Only the lines from the start of the data to the line containing "import plotly.graph_objects as go", both included, should be output, exactly and without pictures.

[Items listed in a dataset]
____________
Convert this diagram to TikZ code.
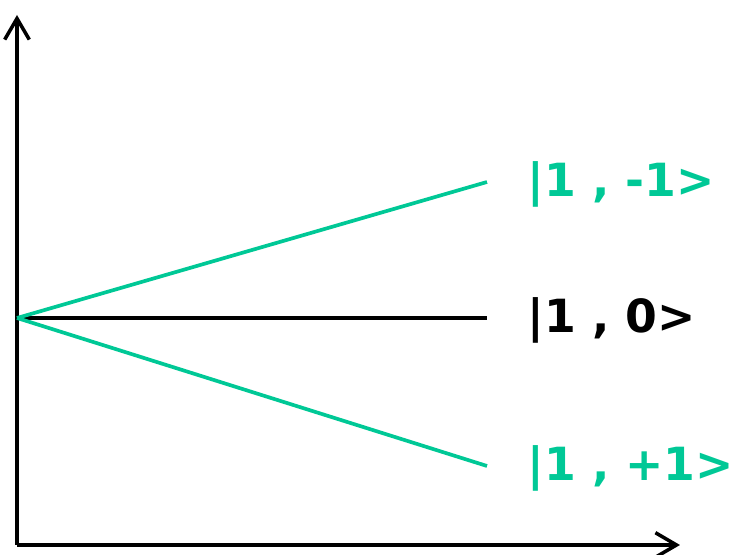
\documentclass[tikz,border=0pt]{standalone}
\usepackage{fontspec}
\setmainfont{DejaVu Sans}
\usepackage{xcolor}
\usetikzlibrary{arrows.meta}
\definecolor{stategreen}{RGB}{0,200,150}
\tikzset{
  axis/.style={line width=1pt, -{Straight Barb[length=6pt,width=7pt,line width=1pt]}},
  level/.style={line width=1.05pt},
  ket/.style={anchor=west, inner sep=0pt, font=\bfseries\fontsize{13pt}{13pt}\selectfont}
}
\begin{document}
\begin{tikzpicture}[x=0.01cm, y=-0.01cm]
\useasboundingbox (0,0) rectangle (732,555);
\coordinate (origin) at (17,545);
\coordinate (split) at (17,318);
\coordinate (ytop) at (17,15);
\coordinate (xend) at (680,545);
\draw [axis] (origin)--(ytop);
\draw [axis] (origin)--(xend);
% Zeeman levels
\node[ket, text=stategreen] (up) at (527,184) {|1 , -1>};
\node[ket] (mid) at (527,320) {|1 , 0>};
\node[ket, text=stategreen] (down) at (527,468) {|1 , +1>};
\coordinate (upend) at (487,182);
\coordinate (midend) at (487,318);
\coordinate (downend) at (487,466);
\draw [level] (split)--(midend);
\draw [level, stategreen] (split)--(upend);
\draw [level, stategreen] (split)--(downend);
\end{tikzpicture}
\end{document}
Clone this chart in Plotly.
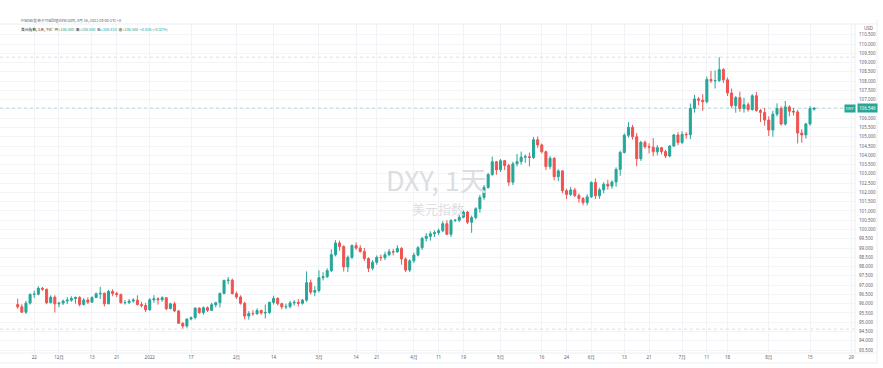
import pandas as pd
import plotly.graph_objects as go

# ---------------- data (DXY daily, 2021-11-17 .. 2022-08-16) ----------------
opens = [
    95.95, 95.83, 95.54, 96.03, 96.50, 96.51, 96.83, 96.78, 96.05, 96.35,  # Nov
    95.99, 96.03, 96.14, 96.19, 96.28, 96.34, 95.96, 96.20, 96.08, 96.33, 96.53,
    96.56, 95.99, 96.66, 96.55, 96.49, 96.05, 96.06, 96.14, 96.19, 95.95, 95.90,  # Dec
    95.67, 96.21, 96.26, 96.21, 96.32, 95.73, 95.99, 95.61, 94.94, 94.79, 95.17,
    95.25, 95.76, 95.52, 95.78, 95.64, 95.94, 96.05, 96.55, 97.25, 97.27,  # Jan
    96.54, 96.36, 96.02, 95.33, 95.47, 95.46, 95.63, 95.50, 95.52, 96.07,
    96.28, 96.00, 95.83, 95.84, 96.04, 96.07, 96.02, 96.19, 97.13, 96.62,  # Feb
    96.71, 97.40, 97.45, 97.78, 98.64, 99.27, 99.08, 97.98, 98.50, 99.13, 99.00, 98.81,
    98.43, 97.91, 98.23, 98.50, 98.48, 98.64, 98.80, 98.79, 98.98, 98.41, 97.81,  # Mar
    98.31, 98.62, 99.02, 99.52, 99.63, 99.77, 99.83, 99.93, 100.31, 99.74, 100.49,
    100.50, 100.66, 100.94, 100.39, 100.64, 101.12, 101.73, 102.27, 102.96, 103.65,  # Apr
    103.22, 103.71, 103.45, 102.55, 103.54, 103.66, 103.90, 103.92, 103.88, 104.84, 104.56,
    104.19, 103.39, 103.84, 102.85, 103.16, 102.09, 101.89, 102.13, 101.83, 101.67, 101.45,  # May
    101.76, 102.53, 101.82, 102.14, 102.44, 102.34, 102.56, 103.24, 104.15, 105.08, 105.51,
    105.00, 103.82, 104.70, 104.46, 104.44, 104.19, 104.41, 104.20, 103.96, 104.50, 105.10,  # Jun
    104.69, 105.13, 105.11, 106.53, 107.04, 106.97, 106.89, 108.09, 108.02, 108.03, 108.62,
    108.07, 107.36, 106.68, 107.11, 106.52, 106.73, 106.47, 107.21, 106.41, 106.31,  # Jul
    105.90, 105.36, 106.22, 106.52, 105.69, 106.61, 106.38, 106.34, 105.20, 105.10, 105.69, 106.48,  # Aug
]
highs = [
    96.27, 95.97, 96.15, 96.55, 96.70, 96.94, 96.90, 96.80, 96.45, 96.45,
    96.10, 96.22, 96.35, 96.40, 96.38, 96.40, 96.30, 96.34, 96.40, 96.60, 96.91,
    96.60, 96.75, 96.78, 96.63, 96.55, 96.20, 96.25, 96.30, 96.45, 96.10, 96.05,
    96.30, 96.46, 96.35, 96.40, 96.35, 96.05, 96.10, 95.65, 95.00, 95.20, 95.30,
    95.80, 95.80, 95.85, 95.85, 96.05, 96.10, 96.60, 97.30, 97.44, 97.35,
    96.65, 96.45, 96.10, 95.60, 95.65, 95.75, 95.68, 95.95, 96.10, 96.43,
    96.35, 96.05, 96.00, 96.15, 96.20, 96.25, 96.25, 97.74, 97.30, 96.95,
    97.80, 97.70, 97.90, 98.93, 99.42, 99.40, 99.15, 98.60, 99.20, 99.30, 99.15,
    99.00, 98.50, 98.35, 98.60, 98.65, 98.80, 98.95, 98.95, 99.15, 99.05, 98.50,
    98.40, 98.75, 99.10, 99.60, 99.80, 99.90, 99.95, 100.05, 100.45, 100.50, 100.55,
    100.55, 100.80, 101.03, 101.00, 100.75, 101.20, 101.86, 102.40, 103.05, 103.93,
    103.70, 103.80, 103.75, 103.55, 103.65, 104.07, 104.20, 104.05, 104.15, 104.99, 105.01,
    104.63, 104.25, 103.95, 103.90, 103.25, 103.20, 102.20, 102.30, 102.25, 101.95, 101.75,
    101.90, 102.60, 102.75, 102.25, 102.55, 102.68, 102.65, 103.35, 104.25, 105.18, 105.79,
    105.65, 105.20, 104.78, 104.80, 104.65, 104.93, 104.55, 104.45, 104.30, 104.55, 105.15,
    105.25, 105.30, 105.25, 106.79, 107.26, 107.15, 107.30, 108.25, 108.55, 108.58, 109.29,
    108.70, 108.20, 107.60, 107.20, 107.43, 107.10, 106.85, 107.30, 107.42, 106.50,
    106.55, 106.10, 106.40, 106.80, 106.65, 106.93, 106.70, 106.55, 106.45, 105.40, 105.75, 106.65, 106.58,
]
lows = [
    95.72, 95.50, 95.45, 95.95, 96.30, 96.45, 96.70, 95.97, 96.02, 95.52,
    95.80, 95.93, 95.98, 96.10, 96.00, 95.85, 95.90, 95.98, 96.05, 96.30, 96.25,
    95.85, 95.98, 96.40, 96.35, 96.00, 95.95, 95.98, 96.05, 95.90, 95.80, 95.55,
    95.62, 96.05, 95.95, 96.10, 95.65, 95.70, 95.55, 94.90, 94.63, 94.70, 95.10,
    95.15, 95.45, 95.40, 95.55, 95.62, 95.80, 95.80, 96.50, 97.05, 96.50,
    96.25, 95.95, 95.16, 95.14, 95.35, 95.40, 95.40, 95.20, 95.45, 95.95,
    95.90, 95.70, 95.70, 95.75, 95.90, 95.85, 95.95, 96.10, 96.50, 96.40,
    96.60, 97.25, 97.40, 97.70, 98.55, 98.85, 97.73, 97.70, 98.40, 98.90, 98.75,
    98.30, 97.70, 97.80, 98.10, 98.30, 98.35, 98.55, 98.60, 98.75, 98.10, 97.70,
    97.70, 98.20, 98.55, 98.90, 99.35, 99.40, 99.60, 99.70, 99.85, 99.70, 99.60,
    100.40, 100.40, 100.60, 100.30, 99.82, 100.55, 100.90, 101.60, 102.20, 102.90,
    102.95, 103.10, 103.20, 102.35, 102.40, 103.40, 103.50, 103.60, 103.40, 103.80, 104.40,
    104.10, 103.20, 103.25, 102.65, 102.60, 101.95, 101.64, 101.80, 101.75, 101.45, 101.30,
    101.30, 101.70, 101.65, 101.65, 101.95, 102.15, 102.20, 102.30, 102.90, 104.10, 104.95,
    104.85, 103.41, 103.70, 104.35, 104.10, 103.95, 104.00, 104.05, 103.85, 103.90, 104.45,
    104.55, 104.60, 104.90, 104.87, 106.30, 106.70, 106.40, 106.80, 107.90, 107.60, 107.95,
    107.90, 107.20, 106.55, 106.30, 106.35, 106.30, 106.35, 106.40, 106.35, 105.80,
    105.60, 105.04, 105.00, 106.10, 105.60, 105.60, 106.10, 106.15, 104.64, 104.68, 104.90, 105.60, 106.41,
]
closes = [
    95.83, 95.54, 96.03, 96.50, 96.51, 96.83, 96.78, 96.05, 96.35, 95.99,
    96.03, 96.14, 96.19, 96.28, 96.34, 95.96, 96.20, 96.08, 96.33, 96.53, 96.56,
    95.99, 96.66, 96.55, 96.49, 96.05, 96.06, 96.14, 96.19, 95.95, 95.90, 95.67,
    96.21, 96.26, 96.21, 96.32, 95.73, 95.99, 95.61, 94.94, 94.79, 95.17, 95.25,
    95.76, 95.52, 95.78, 95.64, 95.94, 96.05, 96.55, 97.25, 97.27, 96.54,
    96.36, 96.02, 95.33, 95.47, 95.46, 95.63, 95.50, 95.52, 96.07, 96.28,
    96.00, 95.83, 95.84, 96.04, 96.07, 96.02, 96.19, 97.13, 96.62, 96.71,
    97.40, 97.45, 97.78, 98.64, 99.27, 99.08, 97.98, 98.50, 99.13, 99.00, 98.81,
    98.43, 97.91, 98.23, 98.50, 98.48, 98.64, 98.80, 98.79, 98.98, 98.41, 97.81,
    98.31, 98.62, 99.02, 99.52, 99.63, 99.77, 99.83, 99.93, 100.31, 99.74, 100.49,
    100.50, 100.66, 100.94, 100.39, 100.64, 101.12, 101.73, 102.27, 102.96, 103.65,
    103.22, 103.71, 103.45, 102.55, 103.54, 103.66, 103.90, 103.92, 103.88, 104.84, 104.56,
    104.19, 103.39, 103.84, 102.85, 103.16, 102.09, 101.89, 102.13, 101.83, 101.67, 101.45,
    101.76, 102.53, 101.82, 102.14, 102.44, 102.34, 102.56, 103.24, 104.15, 105.08, 105.51,
    105.00, 103.82, 104.70, 104.46, 104.44, 104.19, 104.41, 104.20, 103.96, 104.50, 105.10,
    104.69, 105.13, 105.11, 106.53, 107.04, 106.97, 106.89, 108.09, 108.02, 108.03, 108.62,
    108.07, 107.36, 106.68, 107.11, 106.52, 106.73, 106.47, 107.21, 106.41, 106.31,
    105.90, 105.36, 106.22, 106.52, 105.69, 106.61, 106.38, 106.34, 105.20, 105.10, 105.69, 106.52, 106.546,
]

# x-axis tick labels (trading-day index, label)
tick_pos = [4, 10, 18, 24, 32, 42, 53, 62, 73, 82, 87, 96, 102, 108, 117, 127, 133,
            139, 147, 153, 161, 167, 172, 182, 192, 202]
tick_txt = ["22", "12月", "13", "21", "2022", "17", "2月", "14", "3月", "14", "21", "4月",
            "11", "19", "5月", "16", "24", "6月", "13", "21", "7月", "11", "18", "8月", "15", "29"]

# price-scale labels
y_ticks = [93.5, 94.0, 94.5, 95.0, 95.5, 96.0, 96.5, 97.0, 97.5, 98.0, 98.5, 99.0,
           99.5, 100.0, 100.5, 101.0, 101.5, 102.0, 102.5, 103.0, 103.5, 104.0,
           104.5, 105.0, 105.5, 106.0, 106.5, 107.0, 107.5, 108.0, 108.5, 109.0,
           109.5, 110.0, 110.5]

dates = [d for d in pd.bdate_range("2021-11-17", "2022-08-16") if d != pd.Timestamp("2021-12-24")]
n = len(closes)
assert len(opens) == n and len(highs) == n and len(lows) == n and len(dates) == n
idx = list(range(n))

UP = "#26a69a"
DN = "#ef5350"

W, H = 883, 368
ML, MR, MT, MB = 0, 28, 24, 15
PW, PH = W - ML - MR, H - MT - MB


def px(x):
    return (x - ML) / PW


def py(y):
    return (H - MB - y) / PH


fig = go.Figure()
fig.add_trace(go.Candlestick(
    x=idx, open=opens, high=highs, low=lows, close=closes,
    increasing=dict(line=dict(color=UP, width=1), fillcolor=UP),
    decreasing=dict(line=dict(color=DN, width=1), fillcolor=DN),
    whiskerwidth=0, hoverinfo="skip", showlegend=False,
))

hi, lo = max(highs), min(lows)
shapes = [
    dict(type="line", xref="paper", yref="y", x0=0, x1=1, y0=hi, y1=hi,
         line=dict(color="#dcdee3", width=1, dash="dot")),
    dict(type="line", xref="paper", yref="y", x0=0, x1=1, y0=lo, y1=lo,
         line=dict(color="#dcdee3", width=1, dash="dot")),
    dict(type="line", xref="paper", yref="y", x0=0, x1=1, y0=closes[-1], y1=closes[-1],
         line=dict(color="rgba(38,166,154,0.35)", width=1, dash="dot")),
    # pane frame lines
    dict(type="line", xref="paper", yref="paper", x0=1, x1=1, y0=0, y1=1,
         line=dict(color="#eceef1", width=1)),
    dict(type="line", xref="paper", yref="paper", x0=0, x1=px(877), y0=0, y1=0,
         line=dict(color="#eceef1", width=1)),
    dict(type="line", xref="paper", yref="paper", x0=0, x1=px(877), y0=1, y1=1,
         line=dict(color="#eceef1", width=1)),
    dict(type="line", xref="paper", yref="paper", x0=px(877), x1=px(877), y0=py(363), y1=py(20),
         line=dict(color="#eceef1", width=1)),
    dict(type="line", xref="paper", yref="paper", x0=0, x1=px(877), y0=py(363), y1=py(363),
         line=dict(color="#eceef1", width=1)),
]

last_o, last_h, last_l, last_c = opens[-1], highs[-1], lows[-1], closes[-1]
chg = last_c - closes[-2]
TXT = "#5d606b"
annotations = [
    dict(xref="paper", yref="paper", x=px(19), y=py(21), xanchor="left", yanchor="middle",
         text="Pranav发布于TradingView.com, 8月 16, 2022 03:00 UTC+8", showarrow=False,
         font=dict(size=3.8, color=TXT, family="Noto Sans CJK SC")),
    dict(xref="paper", yref="paper", x=px(19), y=py(29.5), xanchor="left", yanchor="middle",
         text=("美元指数, 1天, TVC  开<span style='color:%s'>=%.3f</span>  高<span style='color:%s'>=%.3f</span>"
               "  低<span style='color:%s'>=%.3f</span>  收<span style='color:%s'>=%.3f  %+.3f (%+.2f%%)</span>")
              % (UP, last_o, UP, last_h, UP, last_l, UP, last_c, chg, chg / closes[-2] * 100),
         showarrow=False, font=dict(size=3.8, color="#131722", family="Noto Sans CJK SC")),
    dict(xref="paper", yref="paper", x=px(862), y=py(28), xanchor="left", yanchor="middle",
         text="USD", showarrow=False, font=dict(size=4.5, color=TXT)),
    dict(xref="paper", yref="paper", x=px(437), y=py(180), xanchor="center", yanchor="middle",
         text="DXY, 1天", showarrow=False,
         font=dict(size=27, color="#dcdee2", family="Noto Sans CJK SC")),
    dict(xref="paper", yref="paper", x=px(438), y=py(209), xanchor="center", yanchor="middle",
         text="美元指数", showarrow=False,
         font=dict(size=13, color="#dcdee2", family="Noto Sans CJK SC")),
    dict(xref="paper", yref="y", x=px(857), y=last_c, xanchor="left", yanchor="middle",
         text="%.3f" % last_c,
         showarrow=False, bgcolor=UP, borderpad=1,
         font=dict(size=4.5, color="white")),
    dict(xref="paper", yref="y", x=px(856), y=last_c, xanchor="right", yanchor="middle",
         text="DXY", showarrow=False, bgcolor=UP, borderpad=1,
         font=dict(size=4, color="white")),
]

fig.update_layout(
    width=W, height=H,
    margin=dict(l=ML, r=MR, t=MT, b=MB),
    paper_bgcolor="white", plot_bgcolor="white",
    font=dict(family="Noto Sans, Noto Sans CJK SC", color=TXT),
    xaxis=dict(
        range=[-4.29, 202.9], tickmode="array", tickvals=tick_pos, ticktext=tick_txt,
        tickfont=dict(size=4.5, color=TXT), ticks="", showgrid=True, gridcolor="#f2f3f6",
        gridwidth=1, zeroline=False, showline=False, rangeslider=dict(visible=False),
        fixedrange=True,
    ),
    yaxis=dict(
        side="right", range=[93.34, 111.08], tickmode="array", tickvals=y_ticks,
        ticktext=["%.3f" % v for v in y_ticks],
        tickfont=dict(size=4.5, color=TXT), ticks="", showgrid=True, gridcolor="#f3f4f7",
        gridwidth=1, zeroline=False, showline=False, ticklabelstandoff=3,
    ),
    shapes=shapes, annotations=annotations,
)

fig.write_html("out.html")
____________
**Reply to the exercise:**
Convert this diagram to TikZ code.
\documentclass[tikz,border=0pt]{standalone}
\usepackage{fontspec}
\setmainfont{DejaVu Sans}
\usepackage{xcolor}
\usetikzlibrary{arrows.meta}
\definecolor{stategreen}{RGB}{0,200,150}
\tikzset{
  axis/.style={line width=1pt, -{Straight Barb[length=6pt,width=7pt,line width=1pt]}},
  level/.style={line width=1.05pt},
  ket/.style={anchor=west, inner sep=0pt, font=\bfseries\fontsize{13pt}{13pt}\selectfont}
}
\begin{document}
\begin{tikzpicture}[x=0.01cm, y=-0.01cm]
\useasboundingbox (0,0) rectangle (732,555);
\coordinate (origin) at (17,545);
\coordinate (split) at (17,318);
\coordinate (ytop) at (17,15);
\coordinate (xend) at (680,545);
\draw [axis] (origin)--(ytop);
\draw [axis] (origin)--(xend);
% Zeeman levels
\node[ket, text=stategreen] (up) at (527,184) {|1 , -1>};
\node[ket] (mid) at (527,320) {|1 , 0>};
\node[ket, text=stategreen] (down) at (527,468) {|1 , +1>};
\coordinate (upend) at (487,182);
\coordinate (midend) at (487,318);
\coordinate (downend) at (487,466);
\draw [level] (split)--(midend);
\draw [level, stategreen] (split)--(upend);
\draw [level, stategreen] (split)--(downend);
\end{tikzpicture}
\end{document}
Clone this chart in Plotly.
import pandas as pd
import plotly.graph_objects as go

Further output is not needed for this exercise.